# start of RAW DATA
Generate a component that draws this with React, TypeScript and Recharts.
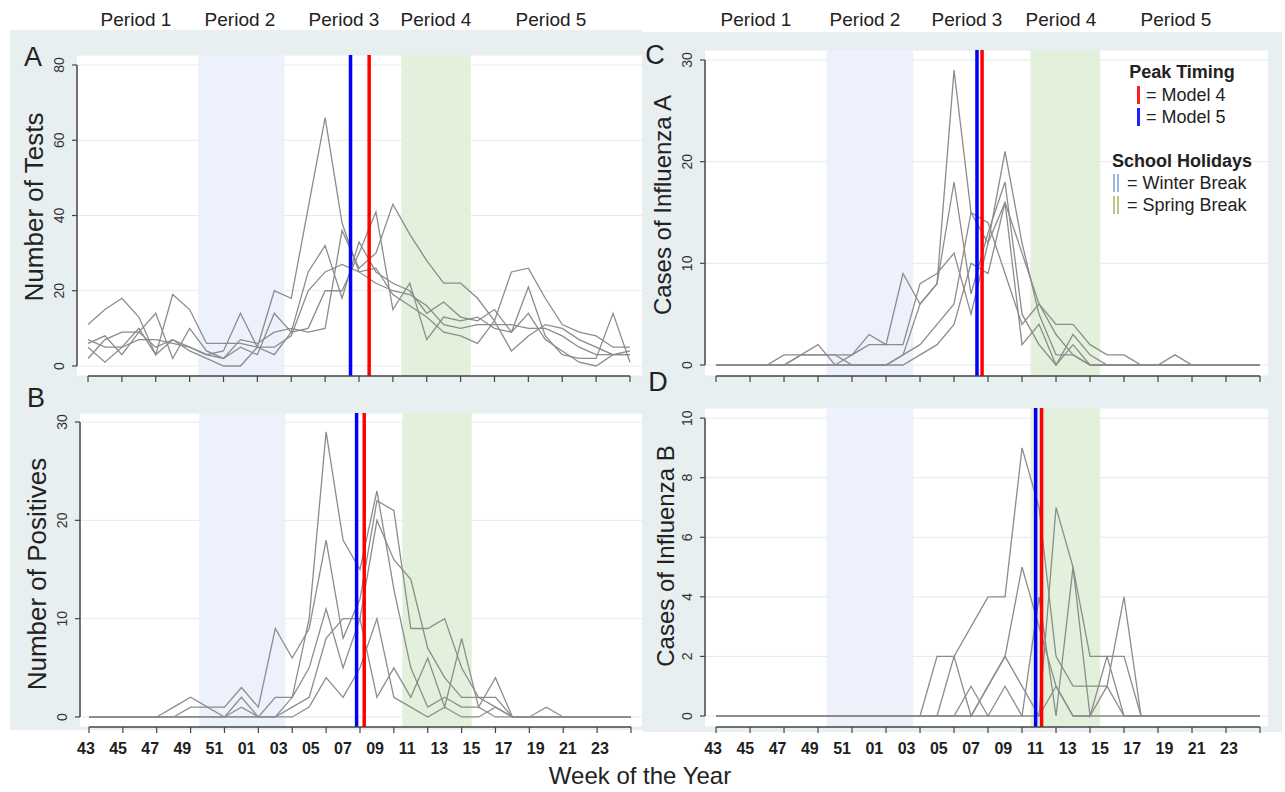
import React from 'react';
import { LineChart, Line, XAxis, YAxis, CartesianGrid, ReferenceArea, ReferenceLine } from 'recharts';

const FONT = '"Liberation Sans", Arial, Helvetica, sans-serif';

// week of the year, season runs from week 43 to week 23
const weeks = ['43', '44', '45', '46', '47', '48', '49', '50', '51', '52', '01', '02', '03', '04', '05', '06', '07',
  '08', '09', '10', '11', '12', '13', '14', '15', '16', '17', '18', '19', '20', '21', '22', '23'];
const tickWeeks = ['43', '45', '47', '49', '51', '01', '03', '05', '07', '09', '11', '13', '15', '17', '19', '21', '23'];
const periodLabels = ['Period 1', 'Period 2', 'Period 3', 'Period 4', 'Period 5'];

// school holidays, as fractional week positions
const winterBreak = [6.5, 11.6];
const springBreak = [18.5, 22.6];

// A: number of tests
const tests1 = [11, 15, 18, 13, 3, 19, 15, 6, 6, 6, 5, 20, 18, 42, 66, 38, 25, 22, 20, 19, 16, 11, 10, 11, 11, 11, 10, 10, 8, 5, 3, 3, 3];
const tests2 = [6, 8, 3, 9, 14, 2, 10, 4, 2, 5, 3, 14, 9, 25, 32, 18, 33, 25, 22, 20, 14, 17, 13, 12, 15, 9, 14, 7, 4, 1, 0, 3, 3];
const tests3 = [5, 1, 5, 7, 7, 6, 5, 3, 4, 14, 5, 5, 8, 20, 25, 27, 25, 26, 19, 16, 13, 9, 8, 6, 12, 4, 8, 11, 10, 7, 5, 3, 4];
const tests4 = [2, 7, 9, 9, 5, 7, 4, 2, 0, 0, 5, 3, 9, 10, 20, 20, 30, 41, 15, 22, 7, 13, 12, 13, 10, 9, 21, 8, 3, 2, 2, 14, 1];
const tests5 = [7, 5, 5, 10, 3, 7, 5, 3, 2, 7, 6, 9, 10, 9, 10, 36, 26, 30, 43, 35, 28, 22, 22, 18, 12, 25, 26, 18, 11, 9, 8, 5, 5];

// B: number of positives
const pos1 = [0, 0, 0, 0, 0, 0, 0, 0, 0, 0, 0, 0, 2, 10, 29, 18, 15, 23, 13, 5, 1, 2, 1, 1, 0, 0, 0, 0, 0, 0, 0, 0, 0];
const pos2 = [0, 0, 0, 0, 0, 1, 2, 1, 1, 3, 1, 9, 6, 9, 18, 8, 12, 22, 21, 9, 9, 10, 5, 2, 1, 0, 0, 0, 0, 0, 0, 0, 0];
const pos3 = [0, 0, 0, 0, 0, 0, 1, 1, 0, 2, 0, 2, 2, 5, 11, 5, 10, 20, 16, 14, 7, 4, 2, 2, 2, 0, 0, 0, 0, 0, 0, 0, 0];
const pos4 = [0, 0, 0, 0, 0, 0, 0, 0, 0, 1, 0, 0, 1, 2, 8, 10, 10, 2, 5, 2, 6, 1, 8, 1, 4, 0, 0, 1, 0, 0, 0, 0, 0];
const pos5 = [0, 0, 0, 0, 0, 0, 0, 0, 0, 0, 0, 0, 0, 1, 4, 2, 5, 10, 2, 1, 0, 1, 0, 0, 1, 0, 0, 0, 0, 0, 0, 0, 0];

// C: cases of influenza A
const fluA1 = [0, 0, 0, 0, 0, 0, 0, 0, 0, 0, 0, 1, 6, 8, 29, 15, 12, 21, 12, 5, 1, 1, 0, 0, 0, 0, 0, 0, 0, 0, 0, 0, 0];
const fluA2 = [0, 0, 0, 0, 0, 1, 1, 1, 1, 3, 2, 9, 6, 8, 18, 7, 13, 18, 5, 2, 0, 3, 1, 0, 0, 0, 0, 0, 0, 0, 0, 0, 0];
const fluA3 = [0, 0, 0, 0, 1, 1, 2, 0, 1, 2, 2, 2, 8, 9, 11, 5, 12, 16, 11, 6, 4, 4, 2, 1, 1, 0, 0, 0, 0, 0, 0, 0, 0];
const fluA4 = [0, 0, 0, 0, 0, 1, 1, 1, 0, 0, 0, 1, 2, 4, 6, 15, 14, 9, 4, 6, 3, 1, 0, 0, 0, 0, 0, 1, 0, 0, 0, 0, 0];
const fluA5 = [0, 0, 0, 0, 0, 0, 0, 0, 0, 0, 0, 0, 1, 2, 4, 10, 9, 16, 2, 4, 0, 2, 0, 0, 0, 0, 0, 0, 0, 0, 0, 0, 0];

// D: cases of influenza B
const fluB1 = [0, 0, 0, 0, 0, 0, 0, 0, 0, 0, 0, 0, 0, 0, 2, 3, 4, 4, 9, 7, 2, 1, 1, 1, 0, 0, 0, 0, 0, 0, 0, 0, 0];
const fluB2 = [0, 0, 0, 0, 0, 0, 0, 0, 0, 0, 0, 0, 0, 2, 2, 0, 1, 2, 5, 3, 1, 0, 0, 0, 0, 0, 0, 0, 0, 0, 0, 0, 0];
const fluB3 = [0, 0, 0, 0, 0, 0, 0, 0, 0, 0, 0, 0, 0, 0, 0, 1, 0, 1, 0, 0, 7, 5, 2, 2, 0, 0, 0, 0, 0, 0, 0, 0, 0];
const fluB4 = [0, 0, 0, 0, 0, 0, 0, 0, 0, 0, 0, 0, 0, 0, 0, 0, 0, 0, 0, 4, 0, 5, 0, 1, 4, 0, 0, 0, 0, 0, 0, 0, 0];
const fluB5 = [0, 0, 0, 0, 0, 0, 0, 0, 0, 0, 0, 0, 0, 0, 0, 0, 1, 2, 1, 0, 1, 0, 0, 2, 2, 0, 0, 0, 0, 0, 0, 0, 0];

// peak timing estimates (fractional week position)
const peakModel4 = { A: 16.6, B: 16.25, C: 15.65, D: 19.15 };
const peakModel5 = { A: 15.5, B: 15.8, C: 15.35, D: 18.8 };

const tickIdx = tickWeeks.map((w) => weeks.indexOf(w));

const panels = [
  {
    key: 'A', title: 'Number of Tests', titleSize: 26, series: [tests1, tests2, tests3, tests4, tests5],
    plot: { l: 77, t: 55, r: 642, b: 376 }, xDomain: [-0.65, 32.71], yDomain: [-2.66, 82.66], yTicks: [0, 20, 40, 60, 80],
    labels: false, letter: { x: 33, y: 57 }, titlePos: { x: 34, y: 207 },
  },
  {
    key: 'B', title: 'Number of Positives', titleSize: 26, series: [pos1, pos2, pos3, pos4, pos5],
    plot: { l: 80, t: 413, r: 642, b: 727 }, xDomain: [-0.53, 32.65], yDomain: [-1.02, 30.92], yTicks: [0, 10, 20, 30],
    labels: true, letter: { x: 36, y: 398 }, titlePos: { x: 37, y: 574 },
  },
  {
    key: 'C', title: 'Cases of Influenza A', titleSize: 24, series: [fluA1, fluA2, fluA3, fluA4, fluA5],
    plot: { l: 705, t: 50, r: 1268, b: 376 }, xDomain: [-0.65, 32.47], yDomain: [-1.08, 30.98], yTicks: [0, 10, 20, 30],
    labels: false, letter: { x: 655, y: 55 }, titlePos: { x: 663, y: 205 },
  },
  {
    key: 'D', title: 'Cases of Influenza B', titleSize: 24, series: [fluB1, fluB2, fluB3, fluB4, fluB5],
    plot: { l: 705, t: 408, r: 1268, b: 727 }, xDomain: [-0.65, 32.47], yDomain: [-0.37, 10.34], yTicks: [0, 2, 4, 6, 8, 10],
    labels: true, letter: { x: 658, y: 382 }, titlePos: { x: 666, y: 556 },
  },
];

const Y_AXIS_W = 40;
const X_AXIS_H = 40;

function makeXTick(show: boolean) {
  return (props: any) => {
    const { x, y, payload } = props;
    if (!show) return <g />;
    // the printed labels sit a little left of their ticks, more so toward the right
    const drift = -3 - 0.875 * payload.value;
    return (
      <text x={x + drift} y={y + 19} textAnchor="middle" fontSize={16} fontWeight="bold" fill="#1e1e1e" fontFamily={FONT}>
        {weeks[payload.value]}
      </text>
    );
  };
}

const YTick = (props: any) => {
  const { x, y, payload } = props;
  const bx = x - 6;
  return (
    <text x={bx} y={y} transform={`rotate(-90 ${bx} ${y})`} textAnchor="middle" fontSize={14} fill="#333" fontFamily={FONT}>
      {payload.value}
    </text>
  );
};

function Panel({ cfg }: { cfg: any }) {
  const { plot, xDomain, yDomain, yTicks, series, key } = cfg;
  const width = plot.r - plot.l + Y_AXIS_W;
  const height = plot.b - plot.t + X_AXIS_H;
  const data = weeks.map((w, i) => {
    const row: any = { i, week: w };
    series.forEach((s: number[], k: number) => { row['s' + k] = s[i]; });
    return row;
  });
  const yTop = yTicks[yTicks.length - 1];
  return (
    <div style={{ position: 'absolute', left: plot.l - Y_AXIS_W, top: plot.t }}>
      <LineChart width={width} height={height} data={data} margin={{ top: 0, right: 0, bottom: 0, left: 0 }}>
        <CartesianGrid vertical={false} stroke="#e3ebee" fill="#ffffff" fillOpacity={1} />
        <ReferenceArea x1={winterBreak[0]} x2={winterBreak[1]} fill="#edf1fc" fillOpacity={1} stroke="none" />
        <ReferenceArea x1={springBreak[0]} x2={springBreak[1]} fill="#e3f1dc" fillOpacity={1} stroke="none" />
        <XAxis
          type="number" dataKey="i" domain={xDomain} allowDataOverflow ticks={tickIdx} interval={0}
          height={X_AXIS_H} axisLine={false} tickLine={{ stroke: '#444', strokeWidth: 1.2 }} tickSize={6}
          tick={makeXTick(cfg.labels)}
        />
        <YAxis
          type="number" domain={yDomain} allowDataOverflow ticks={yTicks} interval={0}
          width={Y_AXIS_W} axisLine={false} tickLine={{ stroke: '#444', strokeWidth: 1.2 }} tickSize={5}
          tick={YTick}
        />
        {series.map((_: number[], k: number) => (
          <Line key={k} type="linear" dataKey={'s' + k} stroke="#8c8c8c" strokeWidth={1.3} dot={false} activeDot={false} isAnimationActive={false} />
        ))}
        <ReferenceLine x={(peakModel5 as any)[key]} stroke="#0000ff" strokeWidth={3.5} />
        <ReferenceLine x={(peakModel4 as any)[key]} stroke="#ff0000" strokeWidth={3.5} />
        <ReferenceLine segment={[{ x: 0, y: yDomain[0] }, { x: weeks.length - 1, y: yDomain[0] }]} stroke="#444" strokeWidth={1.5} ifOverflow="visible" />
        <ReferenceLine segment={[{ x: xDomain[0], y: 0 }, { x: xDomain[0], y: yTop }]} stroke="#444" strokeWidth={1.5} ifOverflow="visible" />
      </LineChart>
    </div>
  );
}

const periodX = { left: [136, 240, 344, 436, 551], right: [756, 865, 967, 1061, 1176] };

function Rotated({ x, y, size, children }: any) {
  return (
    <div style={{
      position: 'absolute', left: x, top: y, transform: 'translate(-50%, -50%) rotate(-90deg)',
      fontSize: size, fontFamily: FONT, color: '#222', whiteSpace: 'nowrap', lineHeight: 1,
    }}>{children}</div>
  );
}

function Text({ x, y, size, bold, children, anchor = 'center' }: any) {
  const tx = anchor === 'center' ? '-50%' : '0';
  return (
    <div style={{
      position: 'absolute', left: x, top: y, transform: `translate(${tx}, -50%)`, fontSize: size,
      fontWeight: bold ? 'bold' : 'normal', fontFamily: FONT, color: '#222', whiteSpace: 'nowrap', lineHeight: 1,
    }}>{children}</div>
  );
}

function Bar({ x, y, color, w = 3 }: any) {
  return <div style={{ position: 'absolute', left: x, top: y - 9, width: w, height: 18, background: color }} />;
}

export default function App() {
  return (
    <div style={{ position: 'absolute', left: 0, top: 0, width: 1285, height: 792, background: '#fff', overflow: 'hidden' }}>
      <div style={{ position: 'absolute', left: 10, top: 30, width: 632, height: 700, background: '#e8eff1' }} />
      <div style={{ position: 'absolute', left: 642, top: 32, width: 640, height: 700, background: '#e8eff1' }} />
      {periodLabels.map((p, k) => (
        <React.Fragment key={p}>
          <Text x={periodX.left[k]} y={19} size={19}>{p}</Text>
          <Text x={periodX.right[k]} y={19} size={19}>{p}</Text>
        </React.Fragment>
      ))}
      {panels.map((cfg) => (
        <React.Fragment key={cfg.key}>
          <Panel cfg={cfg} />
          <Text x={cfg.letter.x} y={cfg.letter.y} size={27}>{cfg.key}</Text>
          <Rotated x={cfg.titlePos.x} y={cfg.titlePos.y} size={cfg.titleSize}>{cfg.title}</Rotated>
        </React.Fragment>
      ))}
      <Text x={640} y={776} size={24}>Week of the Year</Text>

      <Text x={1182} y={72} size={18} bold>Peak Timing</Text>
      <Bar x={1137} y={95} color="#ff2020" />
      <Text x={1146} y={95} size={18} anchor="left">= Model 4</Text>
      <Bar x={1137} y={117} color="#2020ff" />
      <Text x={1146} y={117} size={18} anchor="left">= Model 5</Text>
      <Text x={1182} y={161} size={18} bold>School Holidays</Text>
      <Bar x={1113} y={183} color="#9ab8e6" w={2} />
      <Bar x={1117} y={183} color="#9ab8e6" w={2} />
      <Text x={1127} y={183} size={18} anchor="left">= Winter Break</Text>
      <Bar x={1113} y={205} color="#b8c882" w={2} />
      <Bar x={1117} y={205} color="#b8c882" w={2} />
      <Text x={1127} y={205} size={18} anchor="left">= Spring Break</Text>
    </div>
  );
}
# end of RAW DATA
*SHORT TASK:* Tally up the lines in the preceding listing that contain the string "React". Respond with the number and nothing else.

*WRITTEN REPLY:* 6